Doch höre, was es auch klar und ohne Worte spricht:
Was immer noch an bitterer Unbill mag geschehn,
ich bin Dir zugeschworen, ich verlass Dich nicht!
Mit Dir will ich einst bis zur letzten Schwelle gehn!
Ich trage wartend jeden schmerzlichen Verzicht
für Dich, den keiner meiner Sinne je vergaß!“ -
Das ist es, was ich in dem sprechenden Gesicht
des kleinen Bildes mit Erschütterung las,
so oft ich meinen Blick in seinen Blick versenkt,
so oft ich prüfend die geliebten Züge maß.
Von allem Glück das mir trotz Tod und Teufel ward geschenkt
wirst Du das Beste bleiben, das ich je besaß!
4) Letzte armselige Gabe!
So voll mein Herz, so leer sind meine ausgeraubten Hände,
man nahm mir alles bis auf ein grauschmutziges Narrenkleid.
So arm bin ich geworden: Meine Festtagsspende
ist nur mein leises Wort im paukenlauten Lärm der Zeit:
Du kamst zur weihnachtlichen Sonnenwende,
als Engel einst in meine Winterwelt geschneit
und zeigtest mir: Der Himmel ist nicht nur eine Legende,
solange Du mich liebst, ist er mir helle Wirklichkeit!
Am schönsten Tage wirst Du mir alljährlich neu geboren,
als Weihnachtsstern in einem feindlich dunklen Nebelland.
Solange Du mir leuchtest, habe ich ja nichts verloren,
als dass man mich aus Deinem milden Licht verbannt!
Nimm, Trösterin vor meines Fegefeuers Toren,
das alles hin, was ich noch zu verschenken fand:
Mein volles Herz, das ich als arme Gabe Dir erkoren,
weil ich so arm bin!
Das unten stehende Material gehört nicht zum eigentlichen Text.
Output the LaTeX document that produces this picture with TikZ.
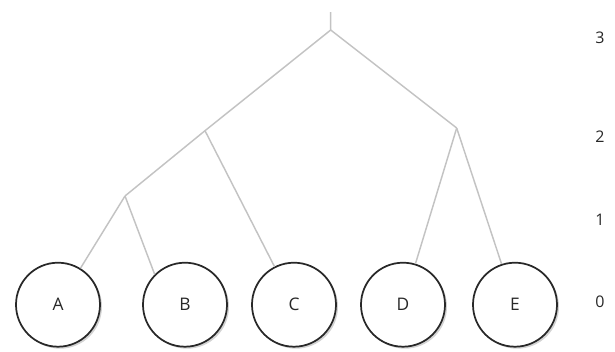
\documentclass[tikz,border=0pt]{standalone}
\usepackage{fontspec}
\setmainfont{Open Sans}
\usetikzlibrary{shadows}
\definecolor{branchgray}{RGB}{195,195,195}
\definecolor{inkgray}{RGB}{40,40,40}
\begin{document}
\begin{tikzpicture}[x=0.75pt,y=0.75pt,yscale=-1,xscale=1,
	leaf/.style={circle,draw=inkgray,line width=1.3pt,fill=white,minimum size=63pt,inner sep=0pt,text=inkgray,font=\fontsize{13}{15}\selectfont,drop shadow={shadow xshift=1.5pt,shadow yshift=-1.5pt,opacity=0.35}},
	branch/.style={draw=branchgray,line width=1.1pt},
	level/.style={inner sep=0.75pt,text=inkgray,font=\fontsize{12}{14}\selectfont}]
				\useasboundingbox (0,0) rectangle (615,351);

				%Leaves
				\node [leaf] (A) at (58,304.7) {A};
				\node [leaf] (B) at (185,304.7) {B};
				\node [leaf] (C) at (294,304.7) {C};
				\node [leaf] (D) at (403,304.7) {D};
				\node [leaf] (E) at (515,304.7) {E};

				%Merge points
				\coordinate (top) at (330.7,12);
				\coordinate (m3) at (330.7,30);
				\coordinate (m2r) at (456.7,128);
				\coordinate (m2l) at (205,130.7);
				\coordinate (m1) at (125,196);

				%Straight Lines
				\draw [branch] (top) -- (m3) -- (m2l) -- (m1);
				\draw [branch] (m3) -- (m2r);
				\draw [branch] (m1) -- (A);
				\draw [branch] (m1) -- (B.135);
				\draw [branch] (m2l) -- (C);
				\draw [branch] (m2r) -- (D);
				\draw [branch] (m2r) -- (E);

				% Text Node
				\node [level] (lv3) at (600,38) {3};
				% Text Node
				\node [level] (lv2) at (600,137) {2};
				% Text Node
				\node [level] (lv1) at (600,220) {1};
				% Text Node
				\node [level] (lv0) at (600,302) {0};
			\end{tikzpicture}
\end{document}
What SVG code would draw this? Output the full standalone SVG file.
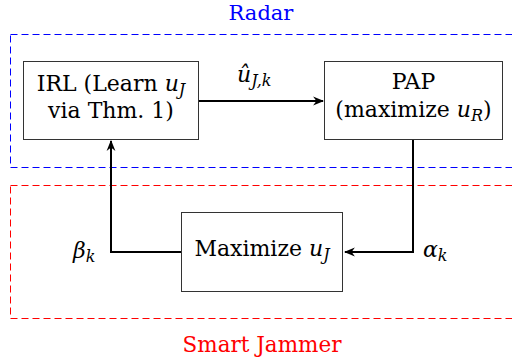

Weil so leer ist die entblößte Hand!
Kurt Finkenstein, aus einem Brief an Käte Westhoff, Kassel-Wehlheiden, den 4. Advent 1938; in: Briefe aus der Haft 1935 – 1943, herausgegeben, kommentiert und eingeleitet von Dietfrid Krause-Vilmar, Mitarbeit: Susanne Schneider; 1. Auflage, Verlag Winfried Jenior, Kassel 2001
Kurt Finkenstein wurde als Sohn eines deutschen Offiziers und einer polnischen Jüdin am 27.3.1893 in Straßburg geboren. Seine pazifistische Gesinnung und literarische Interessen führten ihn zur Mitarbeit an der Zeitschrift. "Die Aktion" (Hg. Franz Pfemfert). 1935 wurde er gemeinsam mit seiner Lebensgefährtin Käte Westhoff verhaftet. Mehr als 27 Monate war er in Kasseler Gefängnissen in Untersuchungshaft; im November 1937 wurde er zu siebeneinhalb Jahren Zuchthaus wegen "Vorbereitung zum Hochverrat" verurteilt. Käte Westhoff wurde nach ihrem Freispruch 1937 in das (Frauen-)KZ Moringen, von dort in das KZ Lichtenburg gebracht. In der Gefangenschaft erfuhr Finkenstein vom Tod seiner früheren Frau und seiner beiden Söhne, die als Soldaten in Russland ihr Leben ließen. Am letzten Tage der Verbüßung der Zuchthausstrafe wurde er von der Gestapo in Schutzhaft genommen und erneut nach Breitenau, später von dort nach Auschwitz deportiert, wo er am 29. Januar 1944 ums Leben kam.